%%
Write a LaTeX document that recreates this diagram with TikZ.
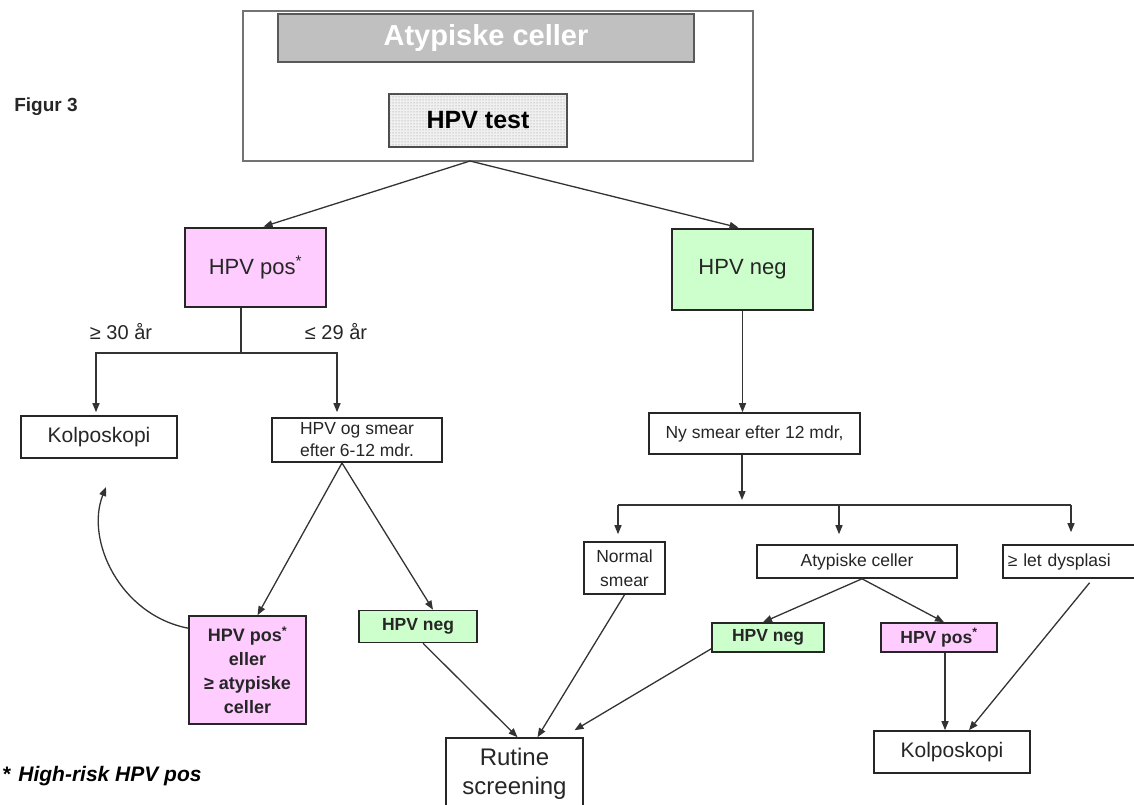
\documentclass[tikz,border=0pt]{standalone}
\usepackage{fontspec}
\setmainfont{Liberation Sans}
\usetikzlibrary{arrows.meta,patterns}
\definecolor{pinkbg}{HTML}{FFCCFF}
\definecolor{greenbg}{HTML}{CCFFCC}
\definecolor{barfill}{HTML}{C0C0C0}

\begin{document}
\begin{tikzpicture}[x=1pt,y=-1pt,
    box/.style={draw=black!85, line width=1.6pt, fill=white, inner sep=2pt, align=center, text=black!85},
    thickbox/.style={box, line width=2.8pt},
    arr/.style={draw=black!80, line width=1.3pt, -{Triangle[length=9pt,width=7pt]}},
    link/.style={draw=black!80, line width=1.3pt},
    reg/.style={font=\fontsize{17.5}{24}\selectfont},
    bld/.style={font=\fontsize{17.5}{24}\selectfont\bfseries}]
\useasboundingbox (0,0) rectangle (1134,805);
\clip (0,0) rectangle (1134,805);

% top block
\node[draw=black!55, line width=1.8pt, fill=white, minimum width=510pt, minimum height=150pt] (top) at (498,86) {};
\node[draw=black!65, line width=1.6pt, fill=barfill, minimum width=416pt, minimum height=48pt,
      text=white, font=\fontsize{29}{32}\selectfont\bfseries] (bar) at (486,38) {Atypiske celler};
\node[draw=black!70, line width=1.4pt, fill=gray!12, postaction={pattern=dots, pattern color=black!45},
      minimum width=178pt, minimum height=53pt, font=\fontsize{25}{28}\selectfont\bfseries] (hpvtest) at (478,120.5) {HPV test};
\node[font=\fontsize{19}{22}\selectfont\bfseries, text=black!85] (figur) at (46,107) {Figur 3};

% first split
\node[thickbox, fill=pinkbg, minimum width=141pt, minimum height=79pt, font=\fontsize{22}{26}\selectfont] (hpvpos) at (255.5,267.5) {HPV pos\textsuperscript{*}};
\node[thickbox, fill=greenbg, minimum width=141pt, minimum height=81pt, font=\fontsize{22}{26}\selectfont] (hpvneg) at (742.5,269.5) {HPV neg};

% left branch
\node[font=\fontsize{20}{24}\selectfont, text=black!85] (age30) at (121,332) {≥ 30 år};
\node[font=\fontsize{20}{24}\selectfont, text=black!85] (age29) at (336,332) {≤ 29 år};
\node[box, minimum width=156pt, minimum height=42pt, font=\fontsize{21}{24}\selectfont] (kolpo1) at (99,437) {Kolposkopi};
\node[box, reg, minimum width=170pt, minimum height=44pt, font=\fontsize{17.5}{22}\selectfont] (smear6) at (357,440) {HPV og smear\\efter 6-12 mdr.};
\node[box, bld, fill=pinkbg, minimum width=117pt, minimum height=108pt, font=\fontsize{18}{24}\selectfont\bfseries] (poseller) at (247.5,670) {HPV pos\textsuperscript{*}\\eller\\≥ atypiske\\celler};
\node[box, bld, fill=greenbg, minimum width=118pt, minimum height=32pt] (negsmall) at (418,626.5) {HPV neg};
\node[box, minimum width=137pt, minimum height=72pt, font=\fontsize{24}{29}\selectfont] (rutine) at (514.5,774) {Rutine\\screening};

% right branch
\node[box, reg, minimum width=211pt, minimum height=41pt] (nysmear) at (754.5,433.5) {Ny smear efter 12 mdr,};
\node[box, reg, minimum width=81pt, minimum height=52pt] (normal) at (624.5,568) {Normal\\smear};
\node[box, reg, minimum width=200pt, minimum height=33pt] (atyp2) at (857,561.5) {Atypiske celler};
\node[box, reg, anchor=west, minimum width=146pt, minimum height=33pt, text width=136pt, inner xsep=5pt, align=left] (dysp) at (1002,561.5) {≥ let dysplasi};
\node[box, bld, fill=greenbg, minimum width=112pt, minimum height=29pt] (neg2) at (768,637.5) {HPV neg};
\node[box, bld, fill=pinkbg, minimum width=116pt, minimum height=29pt] (pos2) at (939,637.5) {HPV pos\textsuperscript{*}};
\node[box, minimum width=156pt, minimum height=42pt, font=\fontsize{21}{24}\selectfont] (kolpo2) at (952,752) {Kolposkopi};

% footnote
\node[anchor=west, inner sep=0pt, font=\fontsize{21}{24}\selectfont\bfseries\itshape] (note) at (2,776) {*\hspace{8pt}High-risk HPV pos};

% fork points
\coordinate (topsplit) at (470,161);
\coordinate (posfork) at (241,353);
\coordinate (smearfork) at (342,463);
\coordinate (loopend) at (106,487);
\coordinate (nyfork) at (742,505);
\coordinate (brL) at (618,505);
\coordinate (brM) at (839,505);
\coordinate (brR) at (1071,505);

% connectors
\draw[arr] (topsplit) -- ([xshift=8pt]hpvpos.north);
\draw[arr] (topsplit) -- ([xshift=-4pt]hpvneg.north);
\draw[link] (hpvpos.south -| posfork) -- (posfork);
\draw[arr] (posfork) -| ([xshift=-3pt,yshift=3pt]kolpo1.north);
\draw[arr] (posfork) -| ([xshift=-20pt,yshift=5pt]smear6.north);
\draw[arr] (smearfork) -- ([xshift=10pt]poseller.north);
\draw[arr] (smearfork) -- ([xshift=15pt]negsmall.north);
\draw[arr] ([yshift=-13pt]poseller.north west) .. controls (120,615) and (85,540) .. (loopend);
\draw[arr] ([xshift=5pt]negsmall.south) -- ([xshift=3pt]rutine.north);
\draw[arr] (normal.south) -- ([xshift=23pt]rutine.north);
\draw[arr] ([yshift=4pt]neg2.south west) -- ([xshift=60pt,yshift=7pt]rutine.north);
\draw[arr] (hpvneg.south) -- (hpvneg.south |- nysmear.north);
\draw[arr] (nysmear.south -| nyfork) -- ([yshift=5pt]nyfork);
\draw[link] (brL) -- (brR);
\draw[arr, shorten >=7pt] (brL) -- (brL |- normal.north);
\draw[arr, shorten >=10pt] (brM) -- (brM |- atyp2.north);
\draw[arr, shorten >=12pt] (brR) -- (brR |- dysp.north);
\draw[arr] ([xshift=5pt]atyp2.south) -- ([xshift=-5pt]neg2.north);
\draw[arr] ([xshift=5pt]atyp2.south) -- ([xshift=5pt]pos2.north);
\draw[arr] ([xshift=6pt]pos2.south) -- ([xshift=6pt]pos2.south |- kolpo2.north);
\draw[arr, shorten <=5pt] ([xshift=17pt]dysp.south) -- ([xshift=17pt]kolpo2.north);
\end{tikzpicture}
\end{document}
%%
* **EXERCISE GOAL**:
Write out the full set of lines verbatim, without the pictures.

* **RESULT**:
Write a LaTeX document that recreates this diagram with TikZ.
\documentclass[tikz,border=0pt]{standalone}
\usepackage{fontspec}
\setmainfont{Liberation Sans}
\usetikzlibrary{arrows.meta,patterns}
\definecolor{pinkbg}{HTML}{FFCCFF}
\definecolor{greenbg}{HTML}{CCFFCC}
\definecolor{barfill}{HTML}{C0C0C0}

\begin{document}
\begin{tikzpicture}[x=1pt,y=-1pt,
    box/.style={draw=black!85, line width=1.6pt, fill=white, inner sep=2pt, align=center, text=black!85},
    thickbox/.style={box, line width=2.8pt},
    arr/.style={draw=black!80, line width=1.3pt, -{Triangle[length=9pt,width=7pt]}},
    link/.style={draw=black!80, line width=1.3pt},
    reg/.style={font=\fontsize{17.5}{24}\selectfont},
    bld/.style={font=\fontsize{17.5}{24}\selectfont\bfseries}]
\useasboundingbox (0,0) rectangle (1134,805);
\clip (0,0) rectangle (1134,805);

% top block
\node[draw=black!55, line width=1.8pt, fill=white, minimum width=510pt, minimum height=150pt] (top) at (498,86) {};
\node[draw=black!65, line width=1.6pt, fill=barfill, minimum width=416pt, minimum height=48pt,
      text=white, font=\fontsize{29}{32}\selectfont\bfseries] (bar) at (486,38) {Atypiske celler};
\node[draw=black!70, line width=1.4pt, fill=gray!12, postaction={pattern=dots, pattern color=black!45},
      minimum width=178pt, minimum height=53pt, font=\fontsize{25}{28}\selectfont\bfseries] (hpvtest) at (478,120.5) {HPV test};
\node[font=\fontsize{19}{22}\selectfont\bfseries, text=black!85] (figur) at (46,107) {Figur 3};

% first split
\node[thickbox, fill=pinkbg, minimum width=141pt, minimum height=79pt, font=\fontsize{22}{26}\selectfont] (hpvpos) at (255.5,267.5) {HPV pos\textsuperscript{*}};
\node[thickbox, fill=greenbg, minimum width=141pt, minimum height=81pt, font=\fontsize{22}{26}\selectfont] (hpvneg) at (742.5,269.5) {HPV neg};

% left branch
\node[font=\fontsize{20}{24}\selectfont, text=black!85] (age30) at (121,332) {≥ 30 år};
\node[font=\fontsize{20}{24}\selectfont, text=black!85] (age29) at (336,332) {≤ 29 år};
\node[box, minimum width=156pt, minimum height=42pt, font=\fontsize{21}{24}\selectfont] (kolpo1) at (99,437) {Kolposkopi};
\node[box, reg, minimum width=170pt, minimum height=44pt, font=\fontsize{17.5}{22}\selectfont] (smear6) at (357,440) {HPV og smear\\efter 6-12 mdr.};
\node[box, bld, fill=pinkbg, minimum width=117pt, minimum height=108pt, font=\fontsize{18}{24}\selectfont\bfseries] (poseller) at (247.5,670) {HPV pos\textsuperscript{*}\\eller\\≥ atypiske\\celler};
\node[box, bld, fill=greenbg, minimum width=118pt, minimum height=32pt] (negsmall) at (418,626.5) {HPV neg};
\node[box, minimum width=137pt, minimum height=72pt, font=\fontsize{24}{29}\selectfont] (rutine) at (514.5,774) {Rutine\\screening};

% right branch
\node[box, reg, minimum width=211pt, minimum height=41pt] (nysmear) at (754.5,433.5) {Ny smear efter 12 mdr,};
\node[box, reg, minimum width=81pt, minimum height=52pt] (normal) at (624.5,568) {Normal\\smear};
\node[box, reg, minimum width=200pt, minimum height=33pt] (atyp2) at (857,561.5) {Atypiske celler};
\node[box, reg, anchor=west, minimum width=146pt, minimum height=33pt, text width=136pt, inner xsep=5pt, align=left] (dysp) at (1002,561.5) {≥ let dysplasi};
\node[box, bld, fill=greenbg, minimum width=112pt, minimum height=29pt] (neg2) at (768,637.5) {HPV neg};
\node[box, bld, fill=pinkbg, minimum width=116pt, minimum height=29pt] (pos2) at (939,637.5) {HPV pos\textsuperscript{*}};
\node[box, minimum width=156pt, minimum height=42pt, font=\fontsize{21}{24}\selectfont] (kolpo2) at (952,752) {Kolposkopi};

% footnote
\node[anchor=west, inner sep=0pt, font=\fontsize{21}{24}\selectfont\bfseries\itshape] (note) at (2,776) {*\hspace{8pt}High-risk HPV pos};

% fork points
\coordinate (topsplit) at (470,161);
\coordinate (posfork) at (241,353);
\coordinate (smearfork) at (342,463);
\coordinate (loopend) at (106,487);
\coordinate (nyfork) at (742,505);
\coordinate (brL) at (618,505);
\coordinate (brM) at (839,505);
\coordinate (brR) at (1071,505);

% connectors
\draw[arr] (topsplit) -- ([xshift=8pt]hpvpos.north);
\draw[arr] (topsplit) -- ([xshift=-4pt]hpvneg.north);
\draw[link] (hpvpos.south -| posfork) -- (posfork);
\draw[arr] (posfork) -| ([xshift=-3pt,yshift=3pt]kolpo1.north);
\draw[arr] (posfork) -| ([xshift=-20pt,yshift=5pt]smear6.north);
\draw[arr] (smearfork) -- ([xshift=10pt]poseller.north);
\draw[arr] (smearfork) -- ([xshift=15pt]negsmall.north);
\draw[arr] ([yshift=-13pt]poseller.north west) .. controls (120,615) and (85,540) .. (loopend);
\draw[arr] ([xshift=5pt]negsmall.south) -- ([xshift=3pt]rutine.north);
\draw[arr] (normal.south) -- ([xshift=23pt]rutine.north);
\draw[arr] ([yshift=4pt]neg2.south west) -- ([xshift=60pt,yshift=7pt]rutine.north);
\draw[arr] (hpvneg.south) -- (hpvneg.south |- nysmear.north);
\draw[arr] (nysmear.south -| nyfork) -- ([yshift=5pt]nyfork);
\draw[link] (brL) -- (brR);
\draw[arr, shorten >=7pt] (brL) -- (brL |- normal.north);
\draw[arr, shorten >=10pt] (brM) -- (brM |- atyp2.north);
\draw[arr, shorten >=12pt] (brR) -- (brR |- dysp.north);
\draw[arr] ([xshift=5pt]atyp2.south) -- ([xshift=-5pt]neg2.north);
\draw[arr] ([xshift=5pt]atyp2.south) -- ([xshift=5pt]pos2.north);
\draw[arr] ([xshift=6pt]pos2.south) -- ([xshift=6pt]pos2.south |- kolpo2.north);
\draw[arr, shorten <=5pt] ([xshift=17pt]dysp.south) -- ([xshift=17pt]kolpo2.north);
\end{tikzpicture}
\end{document}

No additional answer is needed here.